11. How did you bring six-year-old Meadow to life, particularly since the reader only sees her through the eyes of her father?

Meadow initially felt like a dream to me, very abstract. But she grew as the book went along. I started to feel her stoicism. She took shape. Also, here and there, I stole lines of dialogue from my son. For example, he once defined “the soul” as the thing that “keeps the body up.” I could never have come up with that myself.

12. Why did you choose to use footnotes in your novel? Why not reveal these things in the body of the text?

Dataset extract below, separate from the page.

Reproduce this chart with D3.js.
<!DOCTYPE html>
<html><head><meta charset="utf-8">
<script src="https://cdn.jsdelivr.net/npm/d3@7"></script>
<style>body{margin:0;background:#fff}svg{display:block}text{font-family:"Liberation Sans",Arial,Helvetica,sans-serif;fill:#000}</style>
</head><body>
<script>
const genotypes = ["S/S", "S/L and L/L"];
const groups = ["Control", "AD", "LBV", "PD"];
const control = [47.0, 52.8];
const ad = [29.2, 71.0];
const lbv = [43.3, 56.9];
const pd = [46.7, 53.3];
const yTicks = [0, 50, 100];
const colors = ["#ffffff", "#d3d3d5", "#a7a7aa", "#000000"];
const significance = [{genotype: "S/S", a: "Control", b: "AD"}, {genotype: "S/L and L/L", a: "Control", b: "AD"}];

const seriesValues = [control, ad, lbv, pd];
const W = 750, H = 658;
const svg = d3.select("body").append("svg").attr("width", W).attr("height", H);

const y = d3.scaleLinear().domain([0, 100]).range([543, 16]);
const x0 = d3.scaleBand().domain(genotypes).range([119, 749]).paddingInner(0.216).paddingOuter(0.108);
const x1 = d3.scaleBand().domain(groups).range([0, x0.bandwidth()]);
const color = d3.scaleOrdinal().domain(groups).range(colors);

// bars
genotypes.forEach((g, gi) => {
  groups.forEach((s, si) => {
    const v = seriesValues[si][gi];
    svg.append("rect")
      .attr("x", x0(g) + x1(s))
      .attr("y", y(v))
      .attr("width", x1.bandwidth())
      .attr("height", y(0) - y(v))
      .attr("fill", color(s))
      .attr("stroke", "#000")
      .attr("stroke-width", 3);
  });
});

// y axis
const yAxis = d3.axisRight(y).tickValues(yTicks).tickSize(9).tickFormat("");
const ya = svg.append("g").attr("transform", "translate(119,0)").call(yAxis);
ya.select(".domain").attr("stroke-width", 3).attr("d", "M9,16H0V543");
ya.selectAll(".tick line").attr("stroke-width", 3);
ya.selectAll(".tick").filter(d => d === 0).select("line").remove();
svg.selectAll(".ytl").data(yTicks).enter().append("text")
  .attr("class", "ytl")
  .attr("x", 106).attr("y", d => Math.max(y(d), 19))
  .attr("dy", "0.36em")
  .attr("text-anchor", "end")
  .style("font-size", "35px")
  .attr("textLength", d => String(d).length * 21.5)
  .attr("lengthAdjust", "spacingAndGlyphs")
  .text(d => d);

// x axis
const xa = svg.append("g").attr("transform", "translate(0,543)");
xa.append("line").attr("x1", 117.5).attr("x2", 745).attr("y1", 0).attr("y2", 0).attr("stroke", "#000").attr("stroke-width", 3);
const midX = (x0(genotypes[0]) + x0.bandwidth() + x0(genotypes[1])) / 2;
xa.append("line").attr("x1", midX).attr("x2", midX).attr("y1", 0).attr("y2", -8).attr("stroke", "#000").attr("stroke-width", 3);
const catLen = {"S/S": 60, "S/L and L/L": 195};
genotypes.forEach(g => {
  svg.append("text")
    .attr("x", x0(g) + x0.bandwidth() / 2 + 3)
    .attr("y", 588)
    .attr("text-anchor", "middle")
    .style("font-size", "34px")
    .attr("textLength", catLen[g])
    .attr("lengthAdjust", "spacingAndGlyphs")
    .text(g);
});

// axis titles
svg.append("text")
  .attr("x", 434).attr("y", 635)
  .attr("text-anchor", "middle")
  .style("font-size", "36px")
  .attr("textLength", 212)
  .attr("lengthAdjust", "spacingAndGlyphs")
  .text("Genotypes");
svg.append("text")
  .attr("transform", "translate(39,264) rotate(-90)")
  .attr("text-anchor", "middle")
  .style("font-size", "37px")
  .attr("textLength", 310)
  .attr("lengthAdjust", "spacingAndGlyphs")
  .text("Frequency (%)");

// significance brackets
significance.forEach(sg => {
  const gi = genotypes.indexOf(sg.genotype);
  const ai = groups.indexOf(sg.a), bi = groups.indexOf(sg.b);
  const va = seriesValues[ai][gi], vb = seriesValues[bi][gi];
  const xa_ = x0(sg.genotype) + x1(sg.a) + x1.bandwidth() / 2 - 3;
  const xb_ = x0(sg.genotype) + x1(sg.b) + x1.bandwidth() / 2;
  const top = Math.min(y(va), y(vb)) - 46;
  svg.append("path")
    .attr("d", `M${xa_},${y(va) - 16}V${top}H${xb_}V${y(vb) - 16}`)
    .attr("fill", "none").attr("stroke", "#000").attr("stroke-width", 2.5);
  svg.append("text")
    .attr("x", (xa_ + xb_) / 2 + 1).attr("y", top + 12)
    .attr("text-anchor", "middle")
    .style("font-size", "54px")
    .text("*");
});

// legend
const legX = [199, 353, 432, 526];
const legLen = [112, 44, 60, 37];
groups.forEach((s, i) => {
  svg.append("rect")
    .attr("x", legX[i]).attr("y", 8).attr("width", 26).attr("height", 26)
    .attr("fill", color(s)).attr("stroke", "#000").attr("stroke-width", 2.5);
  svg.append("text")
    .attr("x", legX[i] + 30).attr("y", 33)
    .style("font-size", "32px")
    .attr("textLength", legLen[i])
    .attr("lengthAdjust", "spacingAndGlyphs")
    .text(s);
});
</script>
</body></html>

Eric likes to digress, and occasionally show off his esoteric and maybe useless knowledge. For a while, I let him do this whenever he wanted. Then I realized that that’s exactly what footnotes are , places where the scholarly self can qualify and digress. The footnotes show Eric’s second, shadow consciousness as he’s writing. At first, that second consciousness tries to be all academic and cool. He uses the footnotes ironically to discuss theories of silence. He’s detached from his personal story, or at least he’s trying to seem like he is. But gradually, the footnotes turn personal. He stops talking about silence theory in the abstract and begins to talk about himself. The footnotes start to be anti-footnotes. He tries to keep them down, tries to minimize them, but occasionally they are the most honest things he says. The footnotes are just another facet to show Eric’s struggle, which is the struggle to tell the truth, the struggle to tell a true story.